Что касается трех дам Будденброк, дочерей дяди Готхольда, то они, как всегда, хранили на лицах уязвленное и осуждающее выражение. Старшие, Фридерика и Генриетта, с годами стали еще более сухопарыми и угловатыми, тогда как младшая, пятидесятитрехлетняя Пфиффи, сделалась еще короче и толще.
Приглашена была и старая консульша Крегер, вдова дяди Юстуса, но ей нездоровилось, а может быть, у нее не было приличного выходного платья – кто знает!
Разговор шел об отъезде Герды, о железнодорожном расписании и о порученной маклеру Гошу продаже виллы со всей обстановкой. Герда ничего не брала с собой и уезжала, с чем приехала.
Затем г-жа Перманедер заговорила о жизни, всесторонне обсудила ее и поделилась своими соображениями касательно прошлого и будущего, хотя о будущем сказать было, собственно, нечего.

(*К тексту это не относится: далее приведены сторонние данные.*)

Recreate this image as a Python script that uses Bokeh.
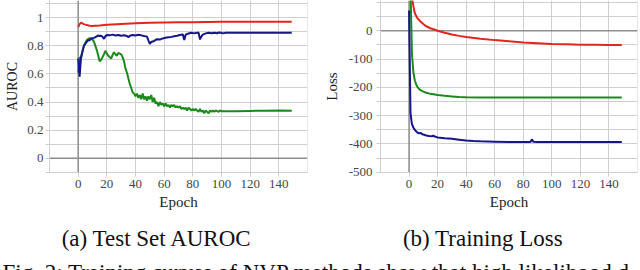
from bokeh.plotting import figure
from bokeh.layouts import row, column
from bokeh.models import FixedTicker, Span
from bokeh.core.properties import value
from bokeh.embed import file_html
from bokeh.resources import INLINE

# ---------------- data: (a) Test Set AUROC ----------------
auc_red_x = [0, 1, 2, 3, 4, 6, 8, 10, 12, 15, 20, 30, 40, 50, 60, 70, 80, 90, 100, 120, 149]
auc_red_y = [0.935, 0.955, 0.965, 0.960, 0.955, 0.948, 0.944, 0.942, 0.944, 0.946, 0.950,
             0.956, 0.961, 0.964, 0.967, 0.968, 0.969, 0.970, 0.971, 0.971, 0.972]

auc_blue_x = [0, 1, 2, 3, 4, 5, 6, 7, 8, 9, 10, 11, 12, 13, 14, 15, 16, 17, 18, 19, 20,
              22, 24, 26, 28, 30, 32, 34, 35, 36, 38, 40, 42, 44, 46, 48, 49, 50, 51, 53,
              55, 57, 59, 61, 63, 65, 67, 69, 71, 73, 74, 75, 77, 79, 81, 83, 84, 85, 86,
              87, 89, 91, 93, 95, 97, 98, 100, 101, 103, 110, 120, 130, 140, 149]
auc_blue_y = [0.71, 0.58, 0.72, 0.76, 0.80, 0.815, 0.83, 0.84, 0.84, 0.85, 0.855, 0.857,
              0.862, 0.868, 0.874, 0.870, 0.872, 0.865, 0.850, 0.868, 0.878,
              0.875, 0.880, 0.874, 0.878, 0.872, 0.876, 0.870, 0.862, 0.872, 0.878, 0.874,
              0.879, 0.875, 0.870, 0.866, 0.840, 0.815, 0.828, 0.835, 0.848, 0.845, 0.853,
              0.858, 0.862, 0.864, 0.868, 0.872, 0.877, 0.882, 0.842, 0.880, 0.888, 0.893,
              0.889, 0.894, 0.893, 0.846, 0.868, 0.880, 0.889, 0.894, 0.890, 0.894, 0.890,
              0.895, 0.893, 0.889, 0.894, 0.893, 0.893, 0.893, 0.893, 0.893]

auc_green_x = list(range(0, 101)) + [110, 120, 130, 140, 149]
auc_green_y = [0.61, 0.72, 0.71, 0.76, 0.80, 0.82, 0.84, 0.85, 0.855, 0.855,
               0.845, 0.83, 0.80, 0.77, 0.73, 0.69, 0.70, 0.72, 0.74, 0.765,
               0.745, 0.73, 0.72, 0.71, 0.735, 0.755, 0.74, 0.73, 0.75, 0.745,
               0.74, 0.72, 0.69, 0.64, 0.61, 0.57, 0.53, 0.50, 0.47, 0.46,
               0.44, 0.46, 0.43, 0.45, 0.42, 0.46, 0.42, 0.44, 0.41, 0.44,
               0.42, 0.45, 0.40, 0.43, 0.39, 0.40, 0.37, 0.40, 0.38, 0.39,
               0.37, 0.39, 0.37, 0.38, 0.36, 0.38, 0.37, 0.38, 0.36, 0.37,
               0.36, 0.37, 0.35, 0.36, 0.35, 0.36, 0.34, 0.36, 0.35, 0.34,
               0.35, 0.34, 0.35, 0.34, 0.33, 0.35, 0.33, 0.34, 0.32, 0.34,
               0.33, 0.32, 0.34, 0.33, 0.34, 0.33, 0.34, 0.335, 0.33, 0.34,
               0.335, 0.335, 0.337, 0.338, 0.340, 0.338]

# ---------------- data: (b) Training Loss ----------------
loss_red_x = [0, 1, 2, 3, 4, 5, 6, 8, 10, 12, 15, 20, 25, 30, 35, 40, 50, 60, 70, 80, 90,
              100, 110, 120, 130, 140, 149]
loss_red_y = [400, 220, 120, 88, 63, 52, 44, 33, 24, 16, 9, 0, -7, -13, -18, -22, -28, -33,
              -37, -41, -44, -47, -48, -49, -49.5, -50, -50]

loss_green_x = [0, 1, 2, 3, 4, 5, 6, 8, 10, 12, 15, 20, 25, 30, 35, 40, 50, 60, 80, 100,
                120, 149]
loss_green_y = [900, 150, -80, -145, -175, -190, -200, -210, -215, -219, -223, -227, -230,
                -232, -234, -235, -236, -236, -236, -236, -236, -236]

loss_blue_x = [0, 1, 2, 3, 4, 5, 6, 7, 8, 9, 10, 12, 14, 16, 17, 18, 20, 25, 30, 35, 40,
               45, 50, 60, 70, 80, 85, 86, 87, 90, 100, 120, 149]
loss_blue_y = [72, -290, -330, -342, -350, -356, -360, -363, -361, -365, -367, -370, -372,
               -373, -371, -374, -377, -380, -382, -385, -388, -390, -391, -392, -393, -393,
               -393, -384, -392, -393, -393, -393, -393]

x_ticks = [0, 20, 40, 60, 80, 100, 120, 140]
auc_ticks = [0, 0.2, 0.4, 0.6, 0.8, 1]
auc_tick_labels = ["0", "0.2", "0.4", "0.6", "0.8", "1"]
auc_minor = [-0.1, 0.1, 0.3, 0.5, 0.7, 0.9, 1.1]
loss_ticks = [-500, -400, -300, -200, -100, 0]
loss_tick_labels = ["-500", "-400", "-300", "-200", "-100", "0"]
loss_minor = [-450, -350, -250, -150, -50, 50, 100]

captions = ["(a) Test Set AUROC", "(b) Training Loss"]
fig_caption = ["Fig. 2: Training curves of NVP methods show that high likelihood d"]

RED, GREEN, BLUE = "#e2261b", "#1a8a1a", "#16168c"
GRID, ZERO = "#cfcfcf", "#8e8e8e"
SERIF = "Liberation Serif"
ROW_BOTTOM = 45
ROW_H = 172 + ROW_BOTTOM


def style(p, yticks, ylabels, yminor, ystand, ylabel_stand, ylabel_size):
    p.outline_line_color = None
    p.xaxis.ticker = FixedTicker(ticks=x_ticks, minor_ticks=[])
    p.yaxis.ticker = FixedTicker(ticks=yticks, minor_ticks=yminor)
    p.yaxis.major_label_overrides = {t: l for t, l in zip(yticks, ylabels)}
    p.xgrid.grid_line_color = GRID
    p.ygrid.grid_line_color = GRID
    p.ygrid.minor_grid_line_color = GRID
    for ax in (p.xaxis[0], p.yaxis[0]):
        ax.axis_line_color = GRID
        ax.major_tick_line_color = GRID
        ax.minor_tick_line_color = GRID
        ax.major_tick_out = 4
        ax.major_tick_in = 0
        ax.minor_tick_out = 4
        ax.minor_tick_in = 0
        ax.major_label_text_font = SERIF
        ax.major_label_text_font_size = "13px"
        ax.major_label_text_color = "#454545"
        ax.axis_label_text_font = SERIF
        ax.axis_label_text_font_style = "normal"
        ax.axis_label_text_font_size = "15px"
        ax.axis_label_text_color = "#222222"
    p.yaxis.axis_label_text_font_size = ylabel_size
    p.xaxis.major_label_standoff = 3
    p.yaxis.major_label_standoff = ystand
    p.xaxis.axis_label_standoff = 3
    p.yaxis.axis_label_standoff = ylabel_stand
    p.add_layout(Span(location=0, dimension="width", line_color=ZERO, line_width=1.5,
                      level="underlay"))
    p.add_layout(Span(location=0, dimension="height", line_color=ZERO, line_width=1.5,
                      level="underlay"))
    p.add_layout(Span(location=160, dimension="height", line_color=GRID, line_width=1,
                      level="underlay"))


p1 = figure(frame_width=258, frame_height=172, x_range=(-20, 160), y_range=(-0.1019, 1.1232),
            min_border_left=49, min_border_right=13, min_border_top=0,
            min_border_bottom=ROW_BOTTOM,
            output_backend="svg", toolbar_location=None, x_axis_label="Epoch",
            y_axis_label="AUROC")
style(p1, auc_ticks, auc_tick_labels, auc_minor, 2, 4, "14px")
p1.line(auc_red_x, auc_red_y, line_color=RED, line_width=2)
p1.line(auc_green_x, auc_green_y, line_color=GREEN, line_width=2)
p1.line(auc_blue_x, auc_blue_y, line_color=BLUE, line_width=2)

p2 = figure(frame_width=257, frame_height=172, x_range=(-20, 160), y_range=(-501.1, 107.1),
            min_border_left=60, min_border_right=3, min_border_top=0,
            min_border_bottom=ROW_BOTTOM,
            output_backend="svg", toolbar_location=None, x_axis_label="Epoch",
            y_axis_label="Loss")
style(p2, loss_ticks, loss_tick_labels, loss_minor, 4, 6, "15px")
p2.line(loss_red_x, loss_red_y, line_color=RED, line_width=2)
p2.line(loss_green_x, loss_green_y, line_color=GREEN, line_width=2)
p2.line(loss_blue_x, loss_blue_y, line_color=BLUE, line_width=2)

# caption strip: data coordinates equal page pixels
p3 = figure(width=640, height=270 - ROW_H, x_range=(0, 640), y_range=(270, ROW_H),
            min_border=0, x_axis_type=None, y_axis_type=None, outline_line_color=None,
            output_backend="svg", toolbar_location=None)
p3.grid.visible = False
p3.text(x=[156.5, 482.5], y=[237.5, 237.5], text=captions, text_align="center",
        text_baseline="alphabetic", text_font=value(SERIF), text_font_size="23px",
        text_color="#111111")
p3.text(x=[2], y=[259], text=fig_caption, text_align="left", text_baseline="top",
        text_font=value(SERIF), text_font_size="23px", text_color="#111111")

layout = column(row(p1, p2), p3)
open("out.html", "w").write(file_html(layout, INLINE))
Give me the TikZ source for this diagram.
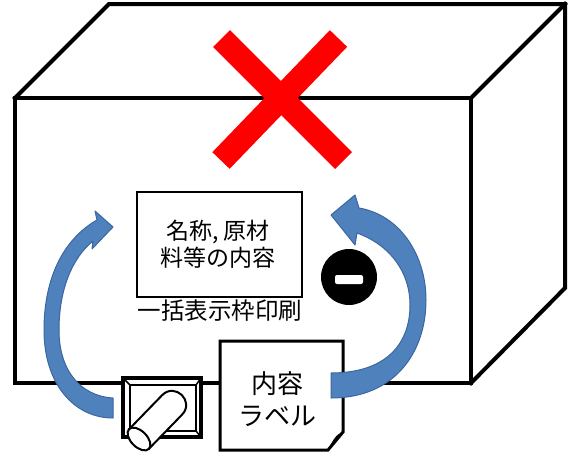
\documentclass[tikz,border=0pt]{standalone}
\usepackage{fontspec}
\setmainfont{Noto Sans CJK JP}
\definecolor{crossred}{HTML}{FF0000}
\definecolor{arrowblue}{HTML}{4F81BD}
\definecolor{arrowedge}{HTML}{3B67A0}
\tikzset{
  edge/.style={line width=4pt,line join=miter,line cap=rect},
  panel/.style={draw,line width=1.1pt,fill=white},
  tagbox/.style={draw,line width=3pt,fill=white,line join=miter},
  bent/.style={fill=arrowblue,draw=arrowedge,line width=1pt,line join=round},
  txt/.style={inner sep=0pt,align=center}
}

\begin{document}
\begin{tikzpicture}[x=1pt,y=-1pt]
 \useasboundingbox (0,0) rectangle (575,455);
 % carton
 \draw[edge] (15,98) rectangle (471,383);
 \draw[edge] (15,98) -- (109,4) -- (565,4) -- (565,288) -- (471,383);
 \draw[edge] (471,98) -- (565,4);
 \draw[crossred,line width=24pt] (221.5,38.5) -- (343.5,160.5);
 \draw[crossred,line width=24pt] (338.5,38.5) -- (221,160.5);
 % printed frame
 \draw[panel] (137,192) rectangle (302,297);
 \node[txt,font=\fontsize{23}{27}\selectfont] (naiyou) at (218,244) {名称, 原材\\料等の内容};
 \node[txt,font=\fontsize{23.5}{27}\selectfont] (ikkatsu) at (220,311) {一括表示枠印刷};
 % minus mark
 \fill (349,277) ellipse [x radius=28, y radius=28];
 \fill[white,rounded corners=2pt] (335,275) rectangle (363,284);
 % printer
 \draw[line width=3.5pt,fill=white] (123,378) rectangle (201,437);
 \draw[line width=2pt] (130,385) rectangle (196,431);
 \draw[line width=1.5pt] (123,378) -- (130,385) (201,378) -- (196,385)
   (201,437) -- (196,431);
 \draw[line width=2pt,fill=white] (129,429.3) -- (162,395.3)
   .. controls (175,381.9) and (195,401.3) .. (182,414.7) -- (149,448.7) -- cycle;
 \draw[line width=2pt,fill=white,rotate around={-45:(139,439)}] (139,439) ellipse [x radius=14, y radius=8];
 % label
 \draw[tagbox] (220,341) -- (343,341) -- (343,432) -- (328,450) -- (220,450) -- cycle;
 \fill (343,432) .. controls (336,434) and (333,440) .. (328,450) -- (332,445) -- cycle;
 \node[txt,font=\fontsize{26}{32}\selectfont] (label) at (277,399) {内容\\ラベル};
 % arrows
 \path[bent] (113,398) .. controls (80,396) and (59,370) .. (59,330)
   .. controls (59,290) and (72,258) .. (93,241) -- (92,249) -- (113,227)
   -- (95,211) -- (97,220)
   .. controls (62,240) and (44,280) .. (44,330)
   .. controls (44,385) and (75,418) .. (113,418) -- cycle;
 \path[bent] (331,373) .. controls (385,373) and (410,345) .. (410,305)
   .. controls (410,272) and (390,245) .. (357,233) -- (355,245) -- (331,215)
   -- (355,195) -- (359,208)
   .. controls (400,215) and (426,255) .. (426,300)
   .. controls (426,352) and (395,398) .. (331,398) -- cycle;
\end{tikzpicture}
\end{document}
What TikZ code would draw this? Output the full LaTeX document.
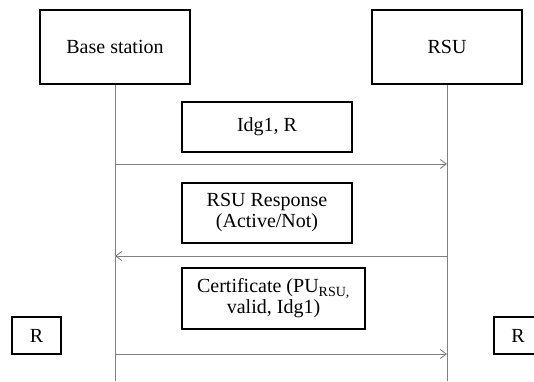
\documentclass[tikz,border=0pt]{standalone}
\usepackage{fontspec}
\setmainfont{Liberation Serif}
\usetikzlibrary{arrows.meta}
\begin{document}
\begin{tikzpicture}[x=1pt,y=-1pt,
  box/.style={draw=black, line width=2pt, fill=white, align=center, inner sep=0pt,
    font=\fontsize{20}{21}\selectfont},
  life/.style={draw=black!50, line width=1pt},
  msg/.style={draw=black!50, line width=1pt, -{Straight Barb[length=6pt,width=9pt,line width=0.9pt]}}]
\useasboundingbox (0,0) rectangle (534,381);
\node[box, minimum width=150pt, minimum height=74pt] (bs) at (115,47) {Base station};
\node[box, minimum width=150pt, minimum height=74pt] (rsu) at (447,47) {RSU};
\coordinate (bsend) at (115,381);
\coordinate (rsuend) at (447,381);
\draw[life] (bs.south) -- (bsend);
\draw[life] (rsu.south) -- (rsuend);
\node[box, minimum width=170pt, minimum height=50pt] (m1) at (267,127) {Idg1, R};
\node[box, minimum width=170pt, minimum height=60pt] (m2) at (267,213) {RSU Response\\(Active/Not)};
\node[box, minimum width=183pt, minimum height=61pt] (m3) at (273.5,298.5) {Certificate (PU\textsubscript{RSU,}\\valid, Idg1)};
\node[box, minimum width=49pt, minimum height=37pt] (rl) at (36.5,335.5) {R};
\node[box, minimum width=48pt, minimum height=37pt] (rr) at (518,335.5) {R};
\coordinate (a1s) at (115,164);
\coordinate (a1e) at (447,164);
\coordinate (a2s) at (447,256);
\coordinate (a2e) at (115,256);
\coordinate (a3s) at (115,354);
\coordinate (a3e) at (447,354);
\draw[msg] (a1s) -- (a1e);
\draw[msg] (a2s) -- (a2e);
\draw[msg] (a3s) -- (a3e);
\end{tikzpicture}
\end{document}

– Что ж, когда я умру, пусть и Эрика уезжает, если ей этого захочется, – сказала она. – Но я ни в каком другом городе не приживусь; и потому давайте уж держаться вместе – нас ведь только горсточка и осталась. Раз в неделю приходите ко мне обедать… Почитаем семейную тетрадь. – Она дотронулась до лежавшего перед нею бювара. – Да, Герда, это я принимаю с благодарностью. Так, значит, решено. Ты меня слышишь, Тильда? Хотя с таким же успехом и ты могла бы приглашать нас, твои дела теперь обстоят, право же, ничуть не хуже моих. Да, всегда так бывает. Люди трудятся, хлопочут, выбиваются из сил, – а ты вот сидела и дожидалась. А все-таки ты овца, уж не обижайся на меня, Тильда…
– О Тони! – улыбаясь, протянула Клотильда.
– Как жаль, что я не могу проститься с Христианом, – сказала Герда.
И они заговорили о Христиане. Мало было надежды, что его когда-нибудь выпустят из заведения, где он теперь сидел, хотя по состоянию здоровья мог бы жить и дома. Но так как его супругу очень устраивало такое положение вещей и она, по заверениям г-жи Перманедер, находилась в стачке с врачом, то Христиану, видимо, оставалось доживать свой век в упомянутом заведении.